> [What the exercise asks]: Begin with the first line of the material and copy each line word for word through the line that contains "const cbTicks=[0.4,0.5,0.6,0.7,0.8,0.9,1.0];"; the pictures are left out.

↓↓↓

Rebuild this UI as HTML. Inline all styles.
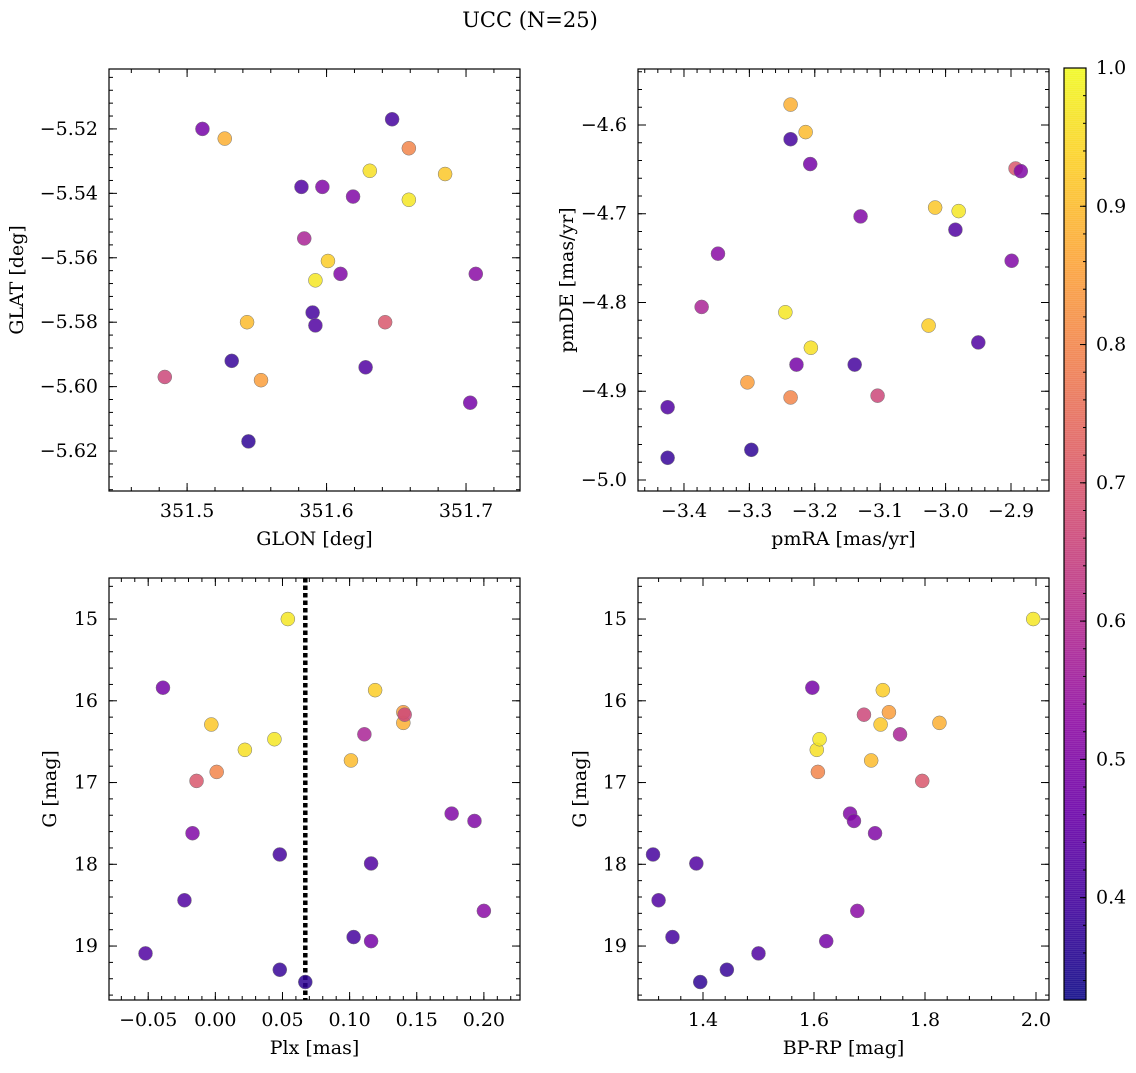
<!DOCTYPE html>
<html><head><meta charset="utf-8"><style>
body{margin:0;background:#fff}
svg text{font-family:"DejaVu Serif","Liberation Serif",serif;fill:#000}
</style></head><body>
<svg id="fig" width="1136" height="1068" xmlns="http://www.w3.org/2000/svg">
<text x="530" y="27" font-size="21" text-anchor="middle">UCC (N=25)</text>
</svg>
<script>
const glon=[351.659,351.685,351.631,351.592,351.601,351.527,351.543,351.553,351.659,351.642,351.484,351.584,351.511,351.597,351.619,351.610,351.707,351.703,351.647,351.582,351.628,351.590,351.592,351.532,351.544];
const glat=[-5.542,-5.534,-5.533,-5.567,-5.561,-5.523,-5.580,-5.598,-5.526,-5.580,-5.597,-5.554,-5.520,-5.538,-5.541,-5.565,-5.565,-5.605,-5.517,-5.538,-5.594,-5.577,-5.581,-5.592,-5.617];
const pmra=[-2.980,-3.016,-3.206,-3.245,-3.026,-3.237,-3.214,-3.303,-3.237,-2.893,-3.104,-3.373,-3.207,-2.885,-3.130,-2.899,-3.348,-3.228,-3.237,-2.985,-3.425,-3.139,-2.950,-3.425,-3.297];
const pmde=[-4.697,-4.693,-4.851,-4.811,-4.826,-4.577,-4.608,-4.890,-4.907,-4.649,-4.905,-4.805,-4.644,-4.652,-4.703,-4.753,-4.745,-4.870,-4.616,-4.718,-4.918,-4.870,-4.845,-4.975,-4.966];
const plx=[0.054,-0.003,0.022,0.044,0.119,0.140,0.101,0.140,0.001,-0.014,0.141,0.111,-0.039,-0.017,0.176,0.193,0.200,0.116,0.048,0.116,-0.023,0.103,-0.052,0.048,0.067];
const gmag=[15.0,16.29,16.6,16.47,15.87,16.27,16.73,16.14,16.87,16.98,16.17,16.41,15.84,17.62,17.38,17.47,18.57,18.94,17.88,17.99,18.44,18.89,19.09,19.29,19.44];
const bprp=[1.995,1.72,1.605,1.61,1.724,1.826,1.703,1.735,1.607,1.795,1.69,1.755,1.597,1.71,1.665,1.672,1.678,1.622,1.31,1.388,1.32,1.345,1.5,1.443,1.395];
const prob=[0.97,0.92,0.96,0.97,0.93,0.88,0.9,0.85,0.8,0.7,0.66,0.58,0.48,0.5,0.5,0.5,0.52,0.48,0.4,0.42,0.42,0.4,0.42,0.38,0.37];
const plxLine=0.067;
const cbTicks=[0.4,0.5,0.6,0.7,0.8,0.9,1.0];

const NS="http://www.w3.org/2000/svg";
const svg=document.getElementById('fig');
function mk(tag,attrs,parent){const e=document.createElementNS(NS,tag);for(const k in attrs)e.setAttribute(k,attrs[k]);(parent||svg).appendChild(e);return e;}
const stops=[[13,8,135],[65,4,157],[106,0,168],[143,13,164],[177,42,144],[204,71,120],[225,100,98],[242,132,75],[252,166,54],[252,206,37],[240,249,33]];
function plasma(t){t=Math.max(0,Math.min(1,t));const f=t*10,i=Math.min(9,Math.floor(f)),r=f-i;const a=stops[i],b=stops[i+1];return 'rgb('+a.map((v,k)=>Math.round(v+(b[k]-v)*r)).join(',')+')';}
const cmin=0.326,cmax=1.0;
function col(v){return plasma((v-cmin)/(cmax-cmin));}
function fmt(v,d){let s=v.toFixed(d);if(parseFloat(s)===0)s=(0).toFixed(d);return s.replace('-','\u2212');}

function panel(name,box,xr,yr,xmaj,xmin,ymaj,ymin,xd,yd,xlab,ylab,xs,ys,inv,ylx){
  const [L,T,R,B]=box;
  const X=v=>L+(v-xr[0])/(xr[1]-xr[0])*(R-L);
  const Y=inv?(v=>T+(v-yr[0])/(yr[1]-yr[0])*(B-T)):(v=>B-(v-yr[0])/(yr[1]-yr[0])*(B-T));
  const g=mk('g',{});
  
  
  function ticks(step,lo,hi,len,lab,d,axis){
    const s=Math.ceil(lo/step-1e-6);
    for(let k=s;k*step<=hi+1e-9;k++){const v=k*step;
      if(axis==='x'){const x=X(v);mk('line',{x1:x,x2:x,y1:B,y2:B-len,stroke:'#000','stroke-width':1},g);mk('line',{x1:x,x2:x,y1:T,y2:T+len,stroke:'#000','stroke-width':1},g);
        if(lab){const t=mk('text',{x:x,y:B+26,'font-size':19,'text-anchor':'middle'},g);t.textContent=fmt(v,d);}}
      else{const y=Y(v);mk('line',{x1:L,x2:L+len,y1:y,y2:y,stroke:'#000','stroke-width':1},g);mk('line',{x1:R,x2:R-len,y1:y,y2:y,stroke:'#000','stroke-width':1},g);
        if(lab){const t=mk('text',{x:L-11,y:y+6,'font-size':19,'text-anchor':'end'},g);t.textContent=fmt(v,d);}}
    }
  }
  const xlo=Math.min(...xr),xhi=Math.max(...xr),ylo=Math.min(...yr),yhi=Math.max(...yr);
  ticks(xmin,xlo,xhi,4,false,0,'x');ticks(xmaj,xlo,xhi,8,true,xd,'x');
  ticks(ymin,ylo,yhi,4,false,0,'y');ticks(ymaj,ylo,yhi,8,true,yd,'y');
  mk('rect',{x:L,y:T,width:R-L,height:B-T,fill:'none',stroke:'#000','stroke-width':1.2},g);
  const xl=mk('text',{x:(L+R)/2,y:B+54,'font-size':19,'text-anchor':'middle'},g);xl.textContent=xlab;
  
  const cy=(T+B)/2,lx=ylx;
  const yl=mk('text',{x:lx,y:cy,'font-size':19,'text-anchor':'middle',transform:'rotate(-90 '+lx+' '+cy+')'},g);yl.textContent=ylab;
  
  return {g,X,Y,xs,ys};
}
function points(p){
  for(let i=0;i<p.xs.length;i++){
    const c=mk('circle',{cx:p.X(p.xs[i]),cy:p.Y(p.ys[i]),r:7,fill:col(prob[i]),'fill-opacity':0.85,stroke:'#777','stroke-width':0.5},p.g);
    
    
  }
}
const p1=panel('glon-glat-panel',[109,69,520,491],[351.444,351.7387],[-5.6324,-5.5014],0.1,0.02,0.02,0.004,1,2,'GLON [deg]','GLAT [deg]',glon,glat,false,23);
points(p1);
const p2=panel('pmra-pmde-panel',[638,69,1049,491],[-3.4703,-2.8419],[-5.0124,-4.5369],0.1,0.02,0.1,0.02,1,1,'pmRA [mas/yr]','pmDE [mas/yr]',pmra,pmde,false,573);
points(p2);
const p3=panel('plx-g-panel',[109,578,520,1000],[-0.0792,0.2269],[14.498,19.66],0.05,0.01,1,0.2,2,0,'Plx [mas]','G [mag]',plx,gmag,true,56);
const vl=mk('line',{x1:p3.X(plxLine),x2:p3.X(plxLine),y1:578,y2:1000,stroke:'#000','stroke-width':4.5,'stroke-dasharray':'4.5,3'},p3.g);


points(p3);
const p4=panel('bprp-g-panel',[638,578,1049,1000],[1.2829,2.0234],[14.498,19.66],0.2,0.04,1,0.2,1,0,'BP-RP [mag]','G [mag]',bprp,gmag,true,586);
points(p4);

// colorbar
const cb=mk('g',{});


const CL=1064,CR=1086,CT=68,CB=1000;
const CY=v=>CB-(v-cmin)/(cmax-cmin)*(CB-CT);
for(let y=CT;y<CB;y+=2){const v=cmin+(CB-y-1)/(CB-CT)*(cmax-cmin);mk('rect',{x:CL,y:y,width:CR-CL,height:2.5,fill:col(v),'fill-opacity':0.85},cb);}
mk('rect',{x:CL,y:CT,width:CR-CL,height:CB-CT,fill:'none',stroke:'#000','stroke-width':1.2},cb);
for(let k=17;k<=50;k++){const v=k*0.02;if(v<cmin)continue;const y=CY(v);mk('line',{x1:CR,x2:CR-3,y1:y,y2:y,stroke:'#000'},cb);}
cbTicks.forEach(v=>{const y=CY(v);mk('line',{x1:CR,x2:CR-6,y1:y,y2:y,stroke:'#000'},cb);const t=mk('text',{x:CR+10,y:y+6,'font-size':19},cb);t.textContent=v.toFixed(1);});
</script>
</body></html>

↑↑↑

> [Solution to the problem]:
Rebuild this UI as HTML. Inline all styles.
<!DOCTYPE html>
<html><head><meta charset="utf-8"><style>
body{margin:0;background:#fff}
svg text{font-family:"DejaVu Serif","Liberation Serif",serif;fill:#000}
</style></head><body>
<svg id="fig" width="1136" height="1068" xmlns="http://www.w3.org/2000/svg">
<text x="530" y="27" font-size="21" text-anchor="middle">UCC (N=25)</text>
</svg>
<script>
const glon=[351.659,351.685,351.631,351.592,351.601,351.527,351.543,351.553,351.659,351.642,351.484,351.584,351.511,351.597,351.619,351.610,351.707,351.703,351.647,351.582,351.628,351.590,351.592,351.532,351.544];
const glat=[-5.542,-5.534,-5.533,-5.567,-5.561,-5.523,-5.580,-5.598,-5.526,-5.580,-5.597,-5.554,-5.520,-5.538,-5.541,-5.565,-5.565,-5.605,-5.517,-5.538,-5.594,-5.577,-5.581,-5.592,-5.617];
const pmra=[-2.980,-3.016,-3.206,-3.245,-3.026,-3.237,-3.214,-3.303,-3.237,-2.893,-3.104,-3.373,-3.207,-2.885,-3.130,-2.899,-3.348,-3.228,-3.237,-2.985,-3.425,-3.139,-2.950,-3.425,-3.297];
const pmde=[-4.697,-4.693,-4.851,-4.811,-4.826,-4.577,-4.608,-4.890,-4.907,-4.649,-4.905,-4.805,-4.644,-4.652,-4.703,-4.753,-4.745,-4.870,-4.616,-4.718,-4.918,-4.870,-4.845,-4.975,-4.966];
const plx=[0.054,-0.003,0.022,0.044,0.119,0.140,0.101,0.140,0.001,-0.014,0.141,0.111,-0.039,-0.017,0.176,0.193,0.200,0.116,0.048,0.116,-0.023,0.103,-0.052,0.048,0.067];
const gmag=[15.0,16.29,16.6,16.47,15.87,16.27,16.73,16.14,16.87,16.98,16.17,16.41,15.84,17.62,17.38,17.47,18.57,18.94,17.88,17.99,18.44,18.89,19.09,19.29,19.44];
const bprp=[1.995,1.72,1.605,1.61,1.724,1.826,1.703,1.735,1.607,1.795,1.69,1.755,1.597,1.71,1.665,1.672,1.678,1.622,1.31,1.388,1.32,1.345,1.5,1.443,1.395];
const prob=[0.97,0.92,0.96,0.97,0.93,0.88,0.9,0.85,0.8,0.7,0.66,0.58,0.48,0.5,0.5,0.5,0.52,0.48,0.4,0.42,0.42,0.4,0.42,0.38,0.37];
const plxLine=0.067;
const cbTicks=[0.4,0.5,0.6,0.7,0.8,0.9,1.0];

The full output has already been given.